The Art of Honing the Best Thoughts

05.07.2020 |

Episode #3 of the course How to become happier: A guide to reprogramming your thinking by John Robin


Welcome to the third day of our course on becoming happier.

Yesterday, we saw how to build on the 3rd step in the process we have learned so far:

Step 1: Notice negative thoughts.

Step 2: Catch a negative thought and reword it to be positive.

Step 3: Notice patterns in the negative thoughts you record.

Using the patterns we notice, you learned how to brainstorm a list of what core needs we must address to best invert a thought.

However, for any negative thoughts, there are still many different inverted thoughts you can come up with. And that leads us to the next art—the next “Russian doll” as we build another layer on our quest to become happier.


The Art of Honing the Best Thoughts

Inverting a negative thought can be seen as the process of evolution.

Every time you try out an inverted thought, that new thought has traits that determine if it’s fit enough to survive. In your case, the “fittest” thoughts are the ones that actually make you happier. The less fit, which don’t stick around, are the ones that don’t address your core needs. They’re those “happy thoughts” that gloss over the surface and don’t change how you actually feel inside.

We learned yesterday how to come up with a smarter, “better fit” thought, by way of our bullet list of core needs.

But just like with evolution, the more variety we have, the easier it is to select the best. And by doing this, only the fittest will survive.

Let’s go back to our example from yesterday.

Your original thought about the job you’re applying for online:

“This is never going to work, I might as well give up.”

Your bullet list of core needs:

• Needs to help me feel more confident.

• Needs to reflect that things going wrong in my life aren’t all my fault, i.e. grant me absolution.

• Needs to give me some sense of empowerment or hope.

Now, instead of just finding one inverted thought, let’s try several. Get out a piece of paper when you do this step. The more, the better!

Let’s do five:

1. “I’m actually happy with my job, but I might as well give this application a try in case it’s a good opportunity. I can always say no if I don’t want the job.”

2. “I’m scared of applying for this job, but if I don’t take risks like this, I’ll stay stuck in my current job.”

3. “I’m doing this, no excuses. I need to learn to be more confident and this is perfect practice.”

4. “Applying for this job is very important to me because I’m taking charge of my life. I’m going to do this because I deserve to be happy and this is one step in that direction.”

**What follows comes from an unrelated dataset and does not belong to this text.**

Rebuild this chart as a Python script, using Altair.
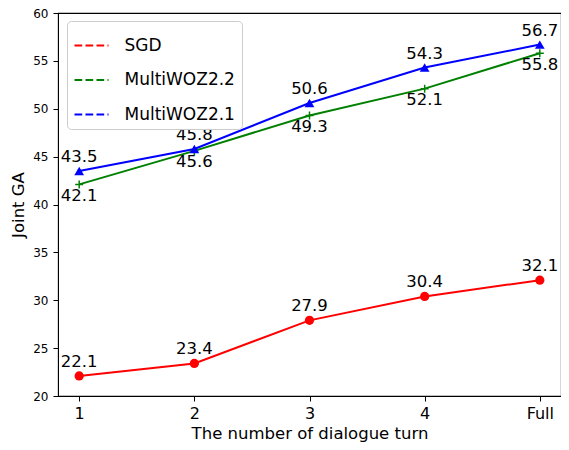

5. “This might just work and I’ll be so glad I gave it a shot!”

You’ll recognize the fourth one in bold because that was the “better” thought we picked yesterday, but notice that the others are also pretty good. I’ve tried to make every one of them a winner, in fact.

But only one will survive — the fittest one!

To see how we decide this, we’ll now learn the fourth step in our process:

Step 4: Develop the thought that resonates the most with the feelings behind your core needs.

When we look at those five examples above, we can hone it by thinking of the core needs identified (self-confidence, absolution, empowerment).

Think of each core need as a feeling that you are in need of:

• self-confidence = confidence

• absolution = relief

• empowerment = hope

Your original negative thought carried a lot of negative weight, in each of these areas of core needs:

• lack of self-confidence = helpless

• lack of absolution = burdened

• lack of empowerment = hopeless

We will explore where these come from in lesson 5, but at this stage what’s important is that with your list of core needs come key feelings that the “fittest” thought needs to make you feel.

You can always improve these lists by making more—and applying the same process we learned today.

That said, there are some tricks to accelerate you to better horizons.

But that’s for tomorrow’s lesson!



Repeat today’s exercise with a negative thought you want to improve.

Now, from patterns you’ve noticed in your negative thoughts, write down a bullet list of your core needs. What emotions lie beneath each?

Pay attention to how each inverted thought on your list makes you feel. Specifically, how does it make you feel with respect to each emotion behind your core needs?

The one that hits them all will resonate. Like Goldilocks, train yourself to know when it’s “just right”.